### PROVIDED DATA
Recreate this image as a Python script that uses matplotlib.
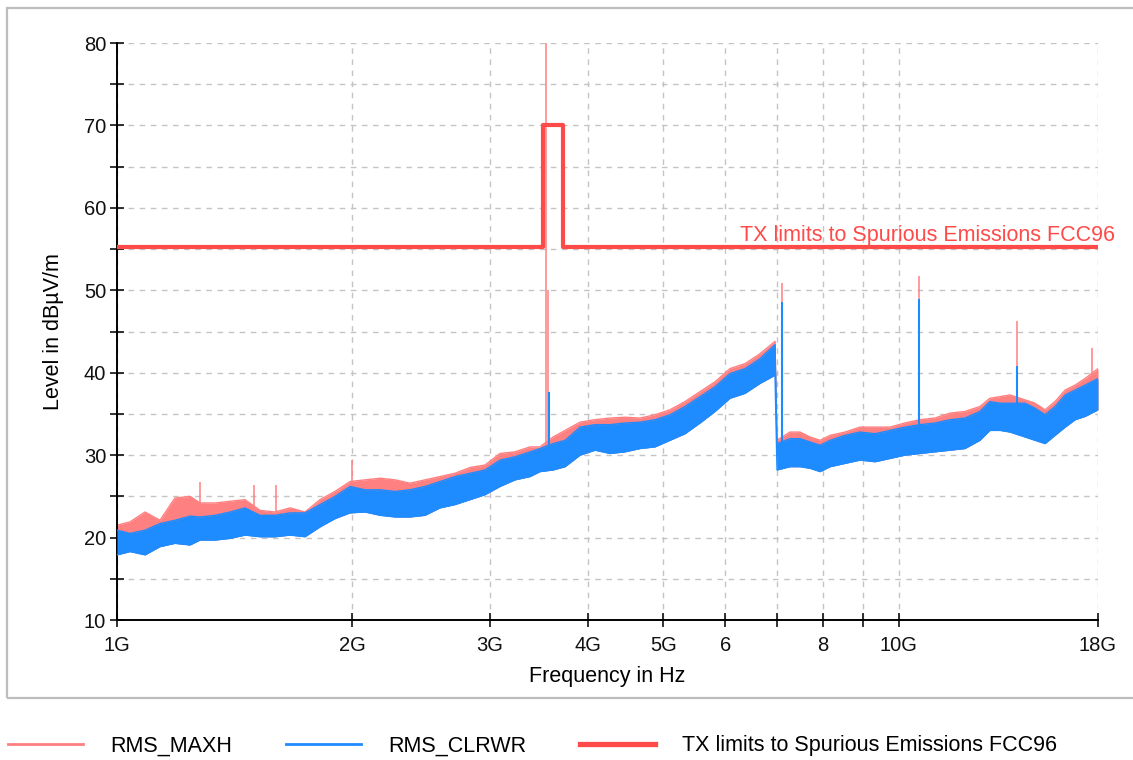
import matplotlib
matplotlib.use("Agg")
import matplotlib.pyplot as plt
import numpy as np
from matplotlib.patches import Rectangle
from matplotlib.ticker import NullLocator
from matplotlib.transforms import blended_transform_factory

freq_ghz = [1.000, 1.039, 1.086, 1.135, 1.186, 1.240, 1.277, 1.335, 1.395, 1.458,
            1.524, 1.593, 1.665, 1.740, 1.819, 1.901, 1.987, 2.077, 2.171, 2.269,
            2.371, 2.478, 2.590, 2.707, 2.829, 2.957, 3.091, 3.230, 3.377, 3.477,
            3.614, 3.744, 3.913, 4.089, 4.274, 4.467, 4.669, 4.880, 5.100, 5.331,
            5.572, 5.824, 6.087, 6.362, 6.649, 6.950, 6.991, 7.264, 7.482, 7.706,
            7.936, 8.176, 8.543, 8.928, 9.331, 9.752, 10.19, 10.65, 11.13, 11.64,
            12.16, 12.71, 13.09, 13.49, 13.89, 14.52, 14.95, 15.40, 15.86, 16.34,
            16.83, 17.33, 18.00]

maxh_level = [21.5, 21.9, 23.1, 22.1, 24.8, 25.0, 24.2, 24.2, 24.4, 24.6,
              23.3, 23.1, 23.6, 23.1, 24.6, 25.6, 26.8, 27.0, 27.2, 27.0,
              26.6, 27.0, 27.4, 27.8, 28.5, 28.8, 30.2, 30.4, 31.0, 31.0,
              32.2, 33.0, 34.0, 34.3, 34.5, 34.6, 34.5, 34.9, 35.5, 36.5,
              37.7, 38.9, 40.5, 41.1, 42.3, 43.8, 31.8, 32.8, 32.8, 32.2,
              31.8, 32.4, 32.8, 33.4, 33.4, 33.4, 33.9, 34.3, 34.5, 35.1,
              35.3, 35.9, 36.9, 37.1, 37.3, 36.7, 36.3, 35.5, 36.5, 37.9,
              38.5, 39.3, 40.5]

clrwr_high = [20.9, 20.5, 20.9, 21.7, 22.1, 22.6, 22.5, 22.7, 23.1, 23.6,
              22.7, 22.7, 23.0, 23.0, 24.0, 25.0, 26.2, 25.8, 25.8, 25.6,
              25.8, 26.2, 26.8, 27.4, 27.8, 28.2, 29.4, 29.8, 30.4, 30.8,
              31.4, 31.8, 33.4, 33.7, 33.7, 33.9, 34.0, 34.3, 34.9, 35.9,
              37.1, 38.3, 39.9, 40.5, 41.7, 43.4, 31.4, 32.0, 32.0, 31.6,
              31.2, 31.8, 32.4, 32.8, 32.6, 33.0, 33.4, 33.7, 33.9, 34.3,
              34.5, 35.3, 36.5, 36.3, 36.3, 36.3, 35.7, 34.9, 35.9, 37.3,
              37.9, 38.5, 39.3]

clrwr_low = [17.9, 18.3, 17.9, 18.9, 19.3, 19.1, 19.7, 19.7, 19.9, 20.3,
             20.1, 20.1, 20.3, 20.1, 21.3, 22.3, 23.0, 23.1, 22.7, 22.5,
             22.5, 22.7, 23.6, 24.0, 24.6, 25.2, 26.2, 27.0, 27.4, 28.0,
             28.2, 28.6, 30.0, 30.6, 30.2, 30.4, 30.8, 31.0, 31.8, 32.6,
             33.9, 35.3, 36.9, 37.5, 38.7, 39.7, 28.2, 28.6, 28.6, 28.4,
             28.0, 28.6, 29.0, 29.4, 29.2, 29.6, 30.0, 30.2, 30.4, 30.6,
             30.8, 31.8, 33.0, 33.0, 32.8, 32.2, 31.8, 31.4, 32.4, 33.4,
             34.3, 34.7, 35.5]

# narrow peaks
maxh_peak_freq = [1.277, 1.497, 1.596, 1.997, 3.54, 3.56, 7.09, 10.63, 14.17, 17.70]
maxh_peak_level = [26.8, 26.4, 26.4, 29.4, 81.0, 50.0, 50.9, 51.7, 46.3, 43.0]
clrwr_peak_freq = [3.57, 7.09, 10.63, 14.17]
clrwr_peak_level = [37.7, 48.6, 48.9, 40.8]

# limit line (step)
limit_freq = [1.0, 3.51, 3.72, 18.0]
limit_level = [55.2, 70.05, 55.2, 55.2]

xtick_vals = [1, 2, 3, 4, 5, 6, 7, 8, 9, 10, 18]
xtick_labels = ["1G", "2G", "3G", "4G", "5G", "6", "", "8", "", "10G", "18G"]
ytick_vals = [10, 15, 20, 25, 30, 35, 40, 45, 50, 55, 60, 65, 70, 75, 80]
ytick_labels = ["10", "", "20", "", "30", "", "40", "", "50", "", "60", "", "70", "", "80"]

RED = "#ff8080"
BLUE = "#1e8cff"
LIMIT = "#ff4a4a"

plt.rcParams["font.family"] = ["Liberation Sans", "DejaVu Sans"]

W, H = 1133, 760
fig = plt.figure(figsize=(W / 100, H / 100), dpi=100)
fig.patches.append(Rectangle((7 / W, 1 - 698 / H), 1.2, 690 / H, transform=fig.transFigure,
                             fill=False, edgecolor="#bdbdbd", lw=1.6))
ax = fig.add_axes([117 / W, 1 - 620 / H, 981 / W, 577 / H])

f = np.array(freq_ghz)
ax.fill_between(f, clrwr_low, maxh_level, color=RED, lw=0, zorder=2)
l_maxh, = ax.plot(f, maxh_level, color=RED, lw=1.0, zorder=2, label="RMS_MAXH")
ax.vlines(maxh_peak_freq, np.interp(maxh_peak_freq, f, clrwr_low), maxh_peak_level,
          color=RED, lw=1.1, zorder=2)
ax.fill_between(f, clrwr_low, clrwr_high, color=BLUE, lw=0, zorder=3)
l_clrwr, = ax.plot(f, clrwr_high, color=BLUE, lw=1.0, zorder=3, label="RMS_CLRWR")
ax.plot(f, clrwr_low, color=BLUE, lw=1.0, zorder=3)
ax.vlines(clrwr_peak_freq, np.interp(clrwr_peak_freq, f, clrwr_low), clrwr_peak_level,
          color=BLUE, lw=1.5, zorder=3)
l_lim, = ax.plot(limit_freq, limit_level, drawstyle="steps-post", color=LIMIT, lw=3.0,
                 zorder=4, label="TX limits to Spurious Emissions FCC96")

trans = blended_transform_factory(ax.transAxes, ax.transData)
ax.text(1.017, 56.0, "TX limits to Spurious Emissions FCC96", transform=trans,
        ha="right", va="baseline", color=LIMIT, fontsize=15.5, zorder=5)

ax.set_xscale("log")
ax.set_xlim(1, 18)
ax.set_ylim(10, 80)
ax.set_xticks(xtick_vals)
ax.set_xticklabels(xtick_labels)
ax.xaxis.set_minor_locator(NullLocator())
ax.set_yticks(ytick_vals)
ax.set_yticklabels(ytick_labels)
ax.tick_params(direction="inout", length=9.5, width=1.2, labelsize=14.5,
               colors="#111111")
ax.tick_params(axis="y", pad=3)
ax.tick_params(axis="x", pad=7)

ax.set_axisbelow(True)
ax.grid(True, color="#c4c4c4", linestyle=(0, (4, 4)), lw=1.0)
for s in ("top", "right"):
    ax.spines[s].set_visible(False)
for s in ("left", "bottom"):
    ax.spines[s].set_linewidth(1.4)

ax.set_xlabel("Frequency in Hz", fontsize=15.5, labelpad=8)
ax.set_ylabel("Level in dBµV/m", fontsize=15.5, labelpad=14)

leg = fig.legend([l_maxh, l_clrwr, l_lim], [l.get_label() for l in (l_maxh, l_clrwr, l_lim)],
                 loc="center left", bbox_to_anchor=(8 / W, 1 - 746 / H), ncol=3,
                 frameon=False, fontsize=15.5, handlelength=3.5, handletextpad=1.25,
                 columnspacing=2.5, borderpad=0, borderaxespad=0)
for line, lw in zip(leg.get_lines(), (2.0, 2.0, 3.8)):
    line.set_linewidth(lw)

fig.savefig("out.png", dpi=100)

### DIRECTIONS
Omitting all pictures, restate exactly the lines of the material from its start through the line that contains "from matplotlib.transforms import".

### SOLVED PROBLEM
Recreate this image as a Python script that uses matplotlib.
import matplotlib
matplotlib.use("Agg")
import matplotlib.pyplot as plt
import numpy as np
from matplotlib.patches import Rectangle
from matplotlib.ticker import NullLocator
from matplotlib.transforms import blended_transform_factory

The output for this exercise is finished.